**REQUIRED TASK:** Starting at the first line of the listing below, retype each line up to and including the one that contains "225.9, 223.6, 220.3];". Leave pictures out.
----- AVAILABLE DATA
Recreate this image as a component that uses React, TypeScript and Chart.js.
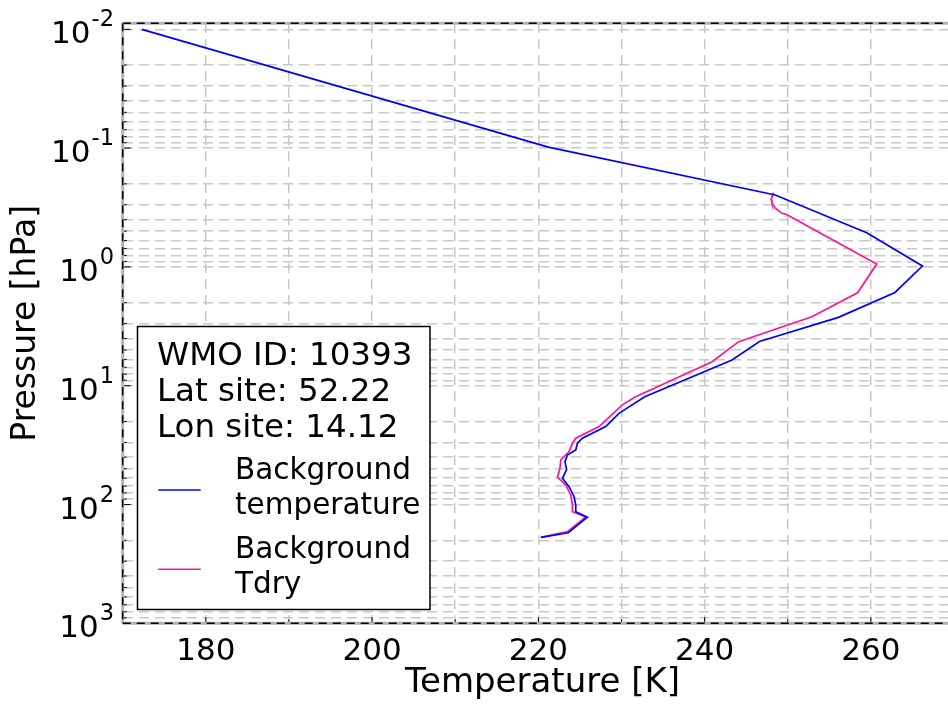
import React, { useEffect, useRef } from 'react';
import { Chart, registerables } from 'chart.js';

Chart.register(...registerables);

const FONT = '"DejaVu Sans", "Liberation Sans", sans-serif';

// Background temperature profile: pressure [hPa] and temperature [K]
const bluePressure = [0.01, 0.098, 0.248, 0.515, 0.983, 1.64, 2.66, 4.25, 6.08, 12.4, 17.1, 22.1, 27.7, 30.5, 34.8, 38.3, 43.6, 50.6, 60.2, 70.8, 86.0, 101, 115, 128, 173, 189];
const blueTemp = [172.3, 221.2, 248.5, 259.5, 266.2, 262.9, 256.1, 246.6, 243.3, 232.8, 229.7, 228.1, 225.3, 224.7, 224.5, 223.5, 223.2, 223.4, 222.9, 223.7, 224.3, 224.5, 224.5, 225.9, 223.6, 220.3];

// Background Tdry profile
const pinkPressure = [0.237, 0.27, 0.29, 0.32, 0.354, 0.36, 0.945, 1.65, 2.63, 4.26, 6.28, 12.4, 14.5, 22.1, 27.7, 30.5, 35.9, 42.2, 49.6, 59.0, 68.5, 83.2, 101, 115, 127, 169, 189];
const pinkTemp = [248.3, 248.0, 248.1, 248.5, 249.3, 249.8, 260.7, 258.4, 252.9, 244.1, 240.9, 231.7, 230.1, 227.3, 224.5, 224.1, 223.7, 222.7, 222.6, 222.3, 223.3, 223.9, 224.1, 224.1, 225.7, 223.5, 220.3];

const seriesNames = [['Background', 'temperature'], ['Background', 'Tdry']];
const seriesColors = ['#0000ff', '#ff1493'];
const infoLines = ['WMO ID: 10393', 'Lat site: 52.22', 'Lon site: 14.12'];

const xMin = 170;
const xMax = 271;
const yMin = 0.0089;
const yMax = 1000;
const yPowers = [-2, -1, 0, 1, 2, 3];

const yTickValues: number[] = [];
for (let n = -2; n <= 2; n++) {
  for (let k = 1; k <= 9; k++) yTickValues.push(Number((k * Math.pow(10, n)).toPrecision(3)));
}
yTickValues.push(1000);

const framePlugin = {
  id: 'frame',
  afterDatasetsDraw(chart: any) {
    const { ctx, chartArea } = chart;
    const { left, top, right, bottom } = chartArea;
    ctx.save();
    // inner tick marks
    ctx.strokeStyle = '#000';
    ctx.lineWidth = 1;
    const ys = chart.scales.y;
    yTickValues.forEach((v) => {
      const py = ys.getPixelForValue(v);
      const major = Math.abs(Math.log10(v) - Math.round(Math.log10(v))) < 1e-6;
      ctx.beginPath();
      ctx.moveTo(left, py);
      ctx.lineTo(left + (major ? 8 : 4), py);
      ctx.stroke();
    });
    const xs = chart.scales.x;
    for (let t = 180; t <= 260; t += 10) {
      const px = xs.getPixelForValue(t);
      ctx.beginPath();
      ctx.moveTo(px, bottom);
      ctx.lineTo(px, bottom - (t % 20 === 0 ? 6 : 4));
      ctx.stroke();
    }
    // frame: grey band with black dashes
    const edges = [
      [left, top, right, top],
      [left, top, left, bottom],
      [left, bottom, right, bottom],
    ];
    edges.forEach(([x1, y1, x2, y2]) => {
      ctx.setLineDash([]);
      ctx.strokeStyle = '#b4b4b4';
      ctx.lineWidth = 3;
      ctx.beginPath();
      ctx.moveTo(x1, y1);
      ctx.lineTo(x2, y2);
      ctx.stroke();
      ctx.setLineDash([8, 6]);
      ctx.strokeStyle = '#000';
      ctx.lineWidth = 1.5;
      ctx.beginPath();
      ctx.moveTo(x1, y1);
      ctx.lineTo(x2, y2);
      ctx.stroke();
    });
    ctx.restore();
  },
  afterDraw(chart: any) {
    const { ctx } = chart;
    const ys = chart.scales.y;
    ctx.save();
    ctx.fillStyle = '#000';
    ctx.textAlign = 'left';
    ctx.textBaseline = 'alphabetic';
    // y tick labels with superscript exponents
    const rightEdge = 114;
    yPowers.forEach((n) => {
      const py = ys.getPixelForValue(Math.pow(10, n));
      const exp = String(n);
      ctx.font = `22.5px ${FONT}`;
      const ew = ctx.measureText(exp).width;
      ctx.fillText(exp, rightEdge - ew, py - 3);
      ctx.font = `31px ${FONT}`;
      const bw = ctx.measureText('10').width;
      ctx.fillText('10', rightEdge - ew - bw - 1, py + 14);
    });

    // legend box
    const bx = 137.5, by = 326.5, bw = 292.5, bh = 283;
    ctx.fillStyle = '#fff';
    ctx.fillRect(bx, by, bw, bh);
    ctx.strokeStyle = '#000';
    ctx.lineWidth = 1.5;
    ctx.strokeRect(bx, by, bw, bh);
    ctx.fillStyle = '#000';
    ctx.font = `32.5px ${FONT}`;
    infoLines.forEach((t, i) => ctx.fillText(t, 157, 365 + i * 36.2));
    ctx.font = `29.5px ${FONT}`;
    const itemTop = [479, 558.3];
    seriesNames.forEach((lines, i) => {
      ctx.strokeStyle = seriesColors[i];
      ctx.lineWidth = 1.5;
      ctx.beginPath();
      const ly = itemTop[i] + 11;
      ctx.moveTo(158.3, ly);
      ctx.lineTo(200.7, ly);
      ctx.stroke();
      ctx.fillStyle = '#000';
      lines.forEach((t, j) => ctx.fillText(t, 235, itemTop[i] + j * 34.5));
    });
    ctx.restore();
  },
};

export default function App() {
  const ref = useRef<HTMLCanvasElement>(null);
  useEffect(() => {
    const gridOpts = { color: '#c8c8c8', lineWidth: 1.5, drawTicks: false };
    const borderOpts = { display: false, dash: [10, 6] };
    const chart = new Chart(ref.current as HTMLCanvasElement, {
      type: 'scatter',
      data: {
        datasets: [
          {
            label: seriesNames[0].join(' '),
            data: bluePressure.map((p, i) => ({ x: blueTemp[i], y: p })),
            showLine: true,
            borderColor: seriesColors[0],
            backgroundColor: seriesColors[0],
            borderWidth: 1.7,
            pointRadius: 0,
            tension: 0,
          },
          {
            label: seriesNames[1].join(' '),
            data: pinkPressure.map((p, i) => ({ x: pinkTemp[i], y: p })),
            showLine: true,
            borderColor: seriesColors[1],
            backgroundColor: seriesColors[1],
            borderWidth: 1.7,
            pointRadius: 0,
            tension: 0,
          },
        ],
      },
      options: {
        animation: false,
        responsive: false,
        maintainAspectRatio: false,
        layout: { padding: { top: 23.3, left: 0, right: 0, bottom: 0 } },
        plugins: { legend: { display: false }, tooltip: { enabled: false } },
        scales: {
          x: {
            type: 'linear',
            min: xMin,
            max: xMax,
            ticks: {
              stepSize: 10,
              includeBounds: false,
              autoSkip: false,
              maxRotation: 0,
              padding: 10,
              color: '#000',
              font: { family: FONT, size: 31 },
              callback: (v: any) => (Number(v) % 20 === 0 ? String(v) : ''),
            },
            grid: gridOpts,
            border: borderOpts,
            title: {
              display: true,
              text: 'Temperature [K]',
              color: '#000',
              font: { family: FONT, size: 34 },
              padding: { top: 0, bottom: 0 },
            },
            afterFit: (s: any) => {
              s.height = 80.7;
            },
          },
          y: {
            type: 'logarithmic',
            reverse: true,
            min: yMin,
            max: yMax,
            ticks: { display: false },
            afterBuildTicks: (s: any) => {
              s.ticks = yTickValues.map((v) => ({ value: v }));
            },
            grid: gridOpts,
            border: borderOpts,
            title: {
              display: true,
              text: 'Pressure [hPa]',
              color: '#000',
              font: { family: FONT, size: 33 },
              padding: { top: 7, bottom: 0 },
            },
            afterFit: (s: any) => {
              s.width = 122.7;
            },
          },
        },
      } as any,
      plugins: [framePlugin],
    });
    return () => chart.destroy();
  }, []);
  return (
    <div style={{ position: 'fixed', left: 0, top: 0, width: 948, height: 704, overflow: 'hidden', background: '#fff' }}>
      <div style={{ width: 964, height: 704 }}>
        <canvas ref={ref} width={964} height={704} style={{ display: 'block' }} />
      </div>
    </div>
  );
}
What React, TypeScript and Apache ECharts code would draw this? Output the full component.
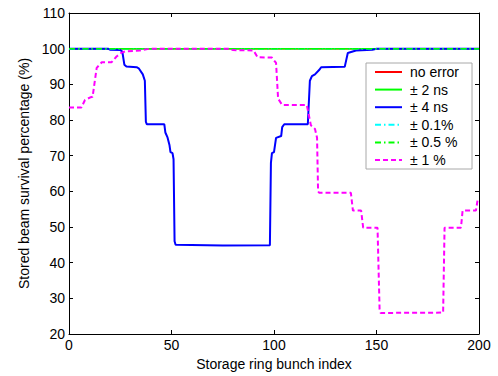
----------
**WRITTEN ANSWER:**
Recreate this image as a component that uses React, TypeScript and Chart.js.
import React, { useEffect, useRef } from 'react';
import { Chart, registerables } from 'chart.js';

Chart.register(...registerables);

const FONT = '"DejaVu Sans", "Liberation Sans", sans-serif';

// Background temperature profile: pressure [hPa] and temperature [K]
const bluePressure = [0.01, 0.098, 0.248, 0.515, 0.983, 1.64, 2.66, 4.25, 6.08, 12.4, 17.1, 22.1, 27.7, 30.5, 34.8, 38.3, 43.6, 50.6, 60.2, 70.8, 86.0, 101, 115, 128, 173, 189];
const blueTemp = [172.3, 221.2, 248.5, 259.5, 266.2, 262.9, 256.1, 246.6, 243.3, 232.8, 229.7, 228.1, 225.3, 224.7, 224.5, 223.5, 223.2, 223.4, 222.9, 223.7, 224.3, 224.5, 224.5, 225.9, 223.6, 220.3];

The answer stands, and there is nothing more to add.